When managing a website’s SEO, one crucial aspect to consider is determining which pages should be indexed by search engines and which ones should not. Allowing search engines to index irrelevant or non-essential pages can negatively impact your site’s SEO performance and clutter search engine results. Strategic exclusion of certain pages is essential to maintain a high-quality, user-focused experience.
In this article, we’ll explore
best practices for determining which types of pages not to index, with a focus on enhancing the relevance and performance of your website in search engines. Understanding when to exclude pages can improve your SEO efforts, ensuring that search engines prioritize high-quality content.
Thin or Low-Quality Content
One of the main culprits for cluttering search engine results is
thin or low-quality content. Pages that do not offer substantial value to users should not be indexed, as they can negatively affect your site's ranking.
Recommendation:
Identify pages that lack useful information or are too brief to engage users effectively. Exclude these pages from indexing and focus on creating high-quality, informative content that matches user intent. This practice ensures that only valuable pages are indexed and visible to search engines.
Duplicate Content
Duplicate content can cause confusion for search engines when determining which version of a page should rank higher. Having multiple URLs with similar content can lead to lower rankings, as search engines may view this as an attempt to manipulate rankings.
Recommendation:
To avoid indexing duplicate content, use
canonical tags to specify the preferred version of the content. Additionally, ensure that duplicate content, such as printer-friendly pages or alternate language versions, are excluded from indexing.

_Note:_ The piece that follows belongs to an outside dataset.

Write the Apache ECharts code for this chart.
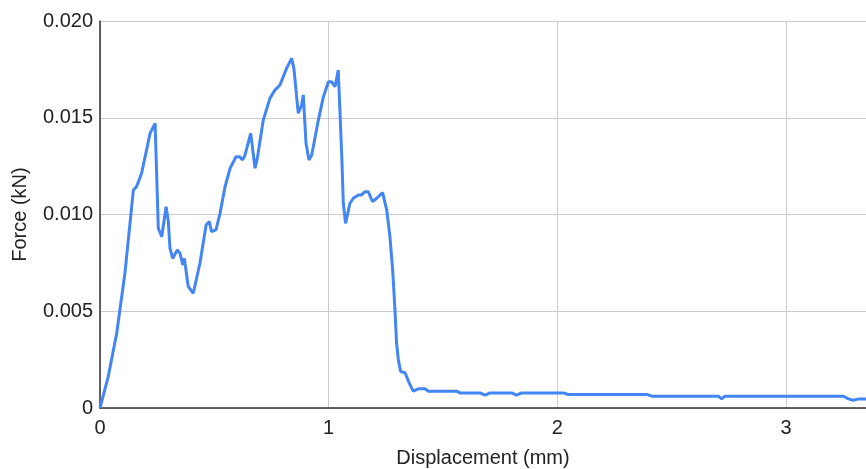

Internal search result pages often generate multiple URLs that essentially display the same content in different forms, contributing to duplicate content issues. These pages are unnecessary for indexing because they do not provide unique content for users or search engines.
Recommendation:
Exclude
internal search result pages from indexing by using meta tags or robots.txt files. This will prevent search engines from wasting crawl budget on pages that don't add value to your site's overall visibility.
Archive or Staging Pages
Archive or
staging pages are temporary or duplicate versions of your live site used for development and testing. These pages should not be indexed, as they can interfere with your live content and confuse search engines.
Recommendation:
Use
robots.txt or
noindex meta tags to prevent search engines from crawling and indexing these pages. This ensures that only live and relevant content is indexed and displayed in search results.
Thank You and Confirmation Pages
Thank you and
confirmation pages that appear after form submissions or purchases do not typically offer value to users beyond their specific interaction. These pages do not need to be indexed, as they do not contribute to broader search queries.
Recommendation:
Exclude
thank you and confirmation pages from indexing to avoid unnecessary clutter in search engine results. This allows search engines to focus on more important content, such as blog posts, product descriptions, or service pages.
Login or Session-Specific Pages
Pages that require
user authentication or are specific to individual sessions should not be indexed, as they are irrelevant to public search engine results and can even pose security risks if publicly accessible.
Recommendation:
Exclude login, account management, and other session-specific pages from being indexed. Use
noindex meta tags to keep these pages out of search engine results, ensuring only public-facing content is available.
Paginated Pages
When content is spread across multiple pages, search engines may index each individual page, resulting in content fragmentation. Paginated content can dilute the overall SEO value of your site if not properly managed.
Recommendation:
For paginated content, use
rel="next" and
rel="prev" tags to signal the relationship between pages. This helps search engines understand the content structure without indexing each individual page.
Category or Tag Pages
While category and tag pages can be useful for organizing content, indexing these pages can sometimes dilute the relevance of your main content. In some cases, these pages provide less value to search engines compared to the actual posts or articles.
Recommendation:
Evaluate whether category or tag pages are contributing to the SEO goals of your site. If not, use
noindex meta tags to exclude them from indexing and avoid diluting the overall relevance of your site.
Privacy Policy, Terms of Service, and Legal Pages
Legal pages such as
privacy policies or
terms of service are important for compliance, but they generally don’t need to appear in search engine results. These pages are typically not useful to a general audience and may not attract relevant traffic.
Recommendation:
Add
noindex meta tags to your privacy policy, terms of service, and other legal pages. This ensures they remain accessible on your site but do not take up valuable space in search results.
Dynamic URLs with Parameters
Pages that generate
dynamic URLs with parameters, such as filtering or sorting options, often result in many variations of the same content. These pages don’t offer unique value to users and can clutter search engine results.
Recommendation:
Exclude dynamically generated pages with parameters from being indexed. Use
canonical tags to point search engines to the primary version of the page, or configure parameter handling in
Google Search Console.
Unnecessary Media or File Attachment Pages
WordPress can generate separate pages for media files or attachments. These pages are often bare and provide no additional content beyond the file itself, making them unnecessary for indexing.
Recommendation:
Use
noindex meta tags to prevent these pages from appearing in search results. The media files can still be accessible and useful for your users without being indexed as standalone pages.